The Probability that factory $A$ produces defective values is $\dfrac{10}{100}=\dfrac{1}{10}$
The Probability that factory $B$ produces defective values is $\dfrac{20}{100}=\dfrac{1}{5}$
Given a bag contains $4$ values of factory $A$ and $5$ values of factory $B$ and two values are drawn random.

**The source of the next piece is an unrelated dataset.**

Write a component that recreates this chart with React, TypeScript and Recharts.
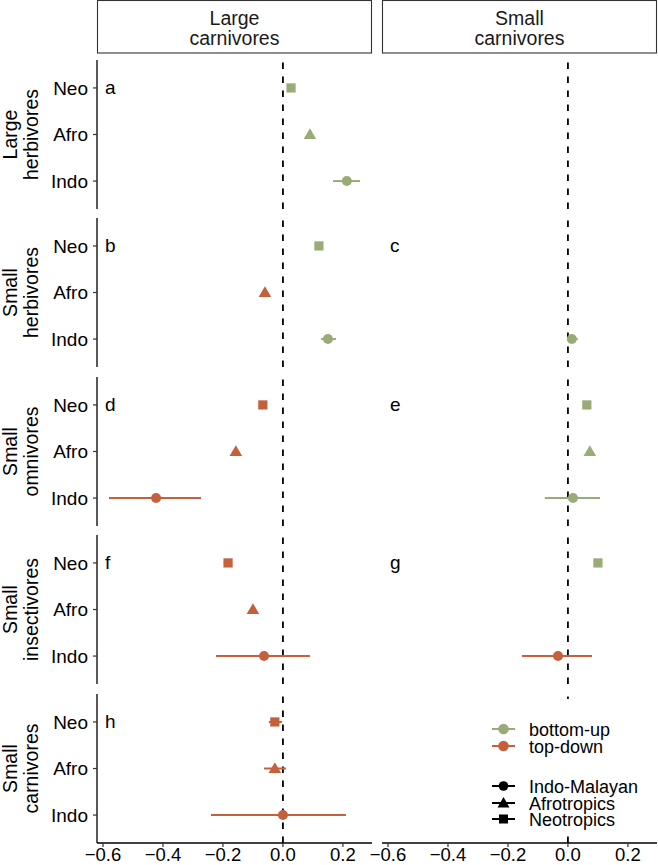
import React from 'react';
import { ScatterChart, Scatter, XAxis, YAxis, ErrorBar, ReferenceLine } from 'recharts';

type Est = { region: string; effect: string; est: number; lo: number; hi: number };

// ---------- data ----------
const regions = ['Indo', 'Afro', 'Neo'];
const effects = ['bottom-up', 'top-down'];
const regionLegend = ['Indo-Malayan', 'Afrotropics', 'Neotropics'];
const preyGuilds = ['Large herbivores', 'Small herbivores', 'Small omnivores', 'Small insectivores', 'Small carnivores'];
const predatorGuilds = ['Large carnivores', 'Small carnivores'];
const xTicks = [-0.6, -0.4, -0.2, 0, 0.2];

const panelA: Est[] = [
  { region: 'Neo', effect: 'bottom-up', est: 0.027, lo: 0.027, hi: 0.027 },
  { region: 'Afro', effect: 'bottom-up', est: 0.09, lo: 0.09, hi: 0.09 },
  { region: 'Indo', effect: 'bottom-up', est: 0.213, lo: 0.167, hi: 0.257 },
];
const panelB: Est[] = [
  { region: 'Neo', effect: 'bottom-up', est: 0.12, lo: 0.12, hi: 0.12 },
  { region: 'Afro', effect: 'top-down', est: -0.06, lo: -0.06, hi: -0.06 },
  { region: 'Indo', effect: 'bottom-up', est: 0.15, lo: 0.127, hi: 0.177 },
];
const panelC: Est[] = [
  { region: 'Indo', effect: 'bottom-up', est: 0.013, lo: -0.003, hi: 0.033 },
];
const panelD: Est[] = [
  { region: 'Neo', effect: 'top-down', est: -0.067, lo: -0.077, hi: -0.057 },
  { region: 'Afro', effect: 'top-down', est: -0.157, lo: -0.167, hi: -0.147 },
  { region: 'Indo', effect: 'top-down', est: -0.423, lo: -0.58, hi: -0.273 },
];
const panelE: Est[] = [
  { region: 'Neo', effect: 'bottom-up', est: 0.063, lo: 0.063, hi: 0.063 },
  { region: 'Afro', effect: 'bottom-up', est: 0.073, lo: 0.073, hi: 0.073 },
  { region: 'Indo', effect: 'bottom-up', est: 0.017, lo: -0.077, hi: 0.107 },
];
const panelF: Est[] = [
  { region: 'Neo', effect: 'top-down', est: -0.183, lo: -0.197, hi: -0.17 },
  { region: 'Afro', effect: 'top-down', est: -0.1, lo: -0.11, hi: -0.09 },
  { region: 'Indo', effect: 'top-down', est: -0.063, lo: -0.223, hi: 0.09 },
];
const panelG: Est[] = [
  { region: 'Neo', effect: 'bottom-up', est: 0.1, lo: 0.1, hi: 0.1 },
  { region: 'Indo', effect: 'top-down', est: -0.033, lo: -0.153, hi: 0.08 },
];
const panelH: Est[] = [
  { region: 'Neo', effect: 'top-down', est: -0.027, lo: -0.047, hi: -0.003 },
  { region: 'Afro', effect: 'top-down', est: -0.027, lo: -0.063, hi: 0.01 },
  { region: 'Indo', effect: 'top-down', est: 0.0, lo: -0.24, hi: 0.21 },
];

const panels: Est[][][] = [
  [panelA, []],
  [panelB, panelC],
  [panelD, panelE],
  [panelF, panelG],
  [panelH, []],
];
const panelLetters = [
  ['a', ''],
  ['b', 'c'],
  ['d', 'e'],
  ['f', 'g'],
  ['h', ''],
];

// ---------- styles / layout ----------
const FONT = '"Liberation Sans", Arial, Helvetica, sans-serif';
const colors: Record<string, string> = { 'bottom-up': '#99AC77', 'top-down': '#C4603B' };
const xDomain: [number, number] = [-0.62, 0.297];
const yDomain: [number, number] = [-0.6, 2.6];
// plot areas: left col x 97..372, right col x 382..657
const cols = [
  { left: 0, width: 372, yAxisWidth: 97, marginLeft: 0, plotLeft: 97 },
  { left: 352, width: 305, yAxisWidth: 0, marginLeft: 30, plotLeft: 382 },
];
const rowTop = [60, 218, 377, 535, 694];
const rowH = 149;
const xAxisH = 22;

const fmt = (v: number) => (v < 0 ? '\u2212' + Math.abs(v).toFixed(1) : v.toFixed(1));

const Marker = (props: any) => {
  const { cx, cy, payload, fill } = props;
  if (cx == null || cy == null) return null;
  const r = payload.region;
  if (r === 'Indo') return <circle cx={cx} cy={cy} r={5} fill={fill} />;
  if (r === 'Afro')
    return <polygon points={`${cx},${cy - 6.3} ${cx - 6.3},${cy + 4.6} ${cx + 6.3},${cy + 4.6}`} fill={fill} />;
  return <rect x={cx - 4.6} y={cy - 4.6} width={9.2} height={9.2} fill={fill} />;
};

function Panel({ data, col, row }: { data: Est[]; col: number; row: number }) {
  const c = cols[col];
  const bottom = row === preyGuilds.length - 1;
  const h = rowH + (bottom ? xAxisH : 0);
  return (
    <div style={{ position: 'absolute', left: c.left, top: rowTop[row], width: c.width, height: h }}>
      <ScatterChart width={c.width} height={h} margin={{ top: 0, right: 0, bottom: 0, left: c.marginLeft }}>
        <XAxis
          type="number"
          dataKey="est"
          domain={xDomain}
          allowDataOverflow
          ticks={xTicks}
          tickFormatter={fmt}
          hide={!bottom}
          height={xAxisH}
          axisLine={{ stroke: '#000', strokeWidth: 1.3 }}
          tickLine={{ stroke: '#333', strokeWidth: 1.2 }}
          tickSize={4}
          tickMargin={1}
          tick={{ fill: '#000', fontSize: 18.5, fontFamily: FONT }}
          interval={0}
        />
        <YAxis
          type="number"
          dataKey="y"
          domain={yDomain}
          allowDataOverflow
          ticks={[0, 1, 2]}
          tickFormatter={(i: number) => regions[i]}
          hide={col !== 0}
          width={c.yAxisWidth || 1}
          axisLine={{ stroke: '#000', strokeWidth: 1.3 }}
          tickLine={{ stroke: '#333', strokeWidth: 1.2 }}
          tickSize={4}
          tickMargin={5}
          tick={{ fill: '#000', fontSize: 19, fontFamily: FONT }}
          interval={0}
        />
        <ReferenceLine x={0} stroke="#000" strokeWidth={1.8} strokeDasharray="6.5 7.5" ifOverflow="extendDomain" />
        {effects.map((e) => {
          const d = data
            .filter((p) => p.effect === e)
            .map((p) => ({ ...p, y: regions.indexOf(p.region), err: [p.est - p.lo, p.hi - p.est] }));
          return (
            <Scatter key={e} data={d} fill={colors[e]} shape={<Marker />} isAnimationActive={false}>
              <ErrorBar dataKey="err" direction="x" width={0} stroke={colors[e]} strokeWidth={2} />
            </Scatter>
          );
        })}
      </ScatterChart>
    </div>
  );
}

export default function App() {
  const legendKeyX0 = 492;
  const legendKeyX1 = 515;
  const legendKeyCx = 503.5;
  const legendTextX = 529;
  const effY = [729, 746];
  const regY = [786, 803, 819];
  return (
    <div style={{ position: 'absolute', left: 0, top: 0, width: 658, height: 865, overflow: 'hidden', background: '#fff', fontFamily: FONT }}>
      {/* strips + row labels */}
      <svg width={658} height={865} style={{ position: 'absolute', left: 0, top: 0 }}>
        {predatorGuilds.map((g, i) => {
          const c = cols[i];
          const x0 = c.plotLeft;
          const x1 = c.left + c.width;
          const words = g.split(' ');
          return (
            <g key={g}>
              <rect x={x0 + 0.5} y={0.5} width={x1 - x0 - 1} height={52.5} fill="#fff" stroke="#333" strokeWidth={1.1} />
              <text x={(x0 + x1) / 2} y={25} textAnchor="middle" fontSize={19.5} fill="#1a1a1a" fontFamily={FONT}>{words[0]}</text>
              <text x={(x0 + x1) / 2} y={45} textAnchor="middle" fontSize={19.5} fill="#1a1a1a" fontFamily={FONT}>{words[1]}</text>
            </g>
          );
        })}
        {preyGuilds.map((g, r) => {
          const cy = rowTop[r] + rowH / 2;
          const words = g.split(' ');
          return (
            <g key={g}>
              <text transform={`translate(17,${cy}) rotate(-90)`} textAnchor="middle" fontSize={19.5} fill="#000" fontFamily={FONT}>{words[0]}</text>
              <text transform={`translate(38,${cy}) rotate(-90)`} textAnchor="middle" fontSize={19.5} fill="#000" fontFamily={FONT}>{words[1]}</text>
            </g>
          );
        })}
      </svg>
      {panels.map((rowPanels, r) =>
        rowPanels.map((d, c) => <Panel key={`${r}-${c}`} data={d} col={c} row={r} />)
      )}
      {/* panel letters + legend */}
      <svg width={658} height={865} style={{ position: 'absolute', left: 0, top: 0, pointerEvents: 'none' }}>
        {panelLetters.map((lr, r) =>
          lr.map((l, c) =>
            l ? (
              <text key={`${r}-${c}`} x={cols[c].plotLeft + 8} y={rowTop[r] + 34} fontSize={19} fill="#000" fontFamily={FONT}>
                {l}
              </text>
            ) : null
          )
        )}
        <rect x={484} y={699} width={168} height={135} fill="#fff" />
        {effects.map((e, i) => (
          <g key={e}>
            <line x1={legendKeyX0} x2={legendKeyX1} y1={effY[i]} y2={effY[i]} stroke={colors[e]} strokeWidth={2} />
            <circle cx={legendKeyCx} cy={effY[i]} r={5.3} fill={colors[e]} />
            <text x={legendTextX} y={effY[i] + 6.5} fontSize={18} fill="#000" fontFamily={FONT}>{e}</text>
          </g>
        ))}
        {regionLegend.map((name, i) => {
          const y = regY[i];
          const cx = legendKeyCx;
          return (
            <g key={name}>
              <line x1={legendKeyX0} x2={legendKeyX1} y1={y} y2={y} stroke="#000" strokeWidth={2} />
              {i === 0 && <circle cx={cx} cy={y} r={4.8} fill="#000" />}
              {i === 1 && <polygon points={`${cx},${y - 6} ${cx - 6},${y + 4.5} ${cx + 6},${y + 4.5}`} fill="#000" />}
              {i === 2 && <rect x={cx - 4.5} y={y - 4.5} width={9} height={9} fill="#000" />}
              <text x={legendTextX} y={y + 6.5} fontSize={18} fill="#000" fontFamily={FONT}>{name}</text>
            </g>
          );
        })}
      </svg>
    </div>
  );
}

$$P(\mbox{at least one defective})=1-P(\mbox{both are non-defective})$$ $$P(\mbox{both are non-defective})=P(\mbox{both values of factory }B)\times P(\mbox{both are non-defective})+P(\mbox{both values of factory }B)\times P(\mbox{ both are non defective})+P(\mbox{one value of $A$ and other of factory $B$})\times P(\mbox{both are nondefective})$$ $$=\dfrac{\dbinom{4}{2}}{\dbinom{9}{2}}\left(\frac{9}{10}\right)^2+\dfrac{\dbinom{5}{2}}{\dbinom{9}{2}}\left(\dfrac45\right)^2+\dfrac{\dbinom{4}{1}\cdot\binom{5}{1}}{\binom{9}{2}}\times\left(\frac{9}{10}\right)\times\left(\frac{4}{5}\right)$$ $$=\dfrac{27}{200}+\dfrac{8}{45}+\dfrac{2}{5}=\dfrac{1283}{1800}$$ Now, $P(\mbox{at least one defective})=1-\dfrac{1283}{1800}=\approx0.29$
So, the answer what you got is $\dfrac{517}{1800}\approx0.29$ which is correct.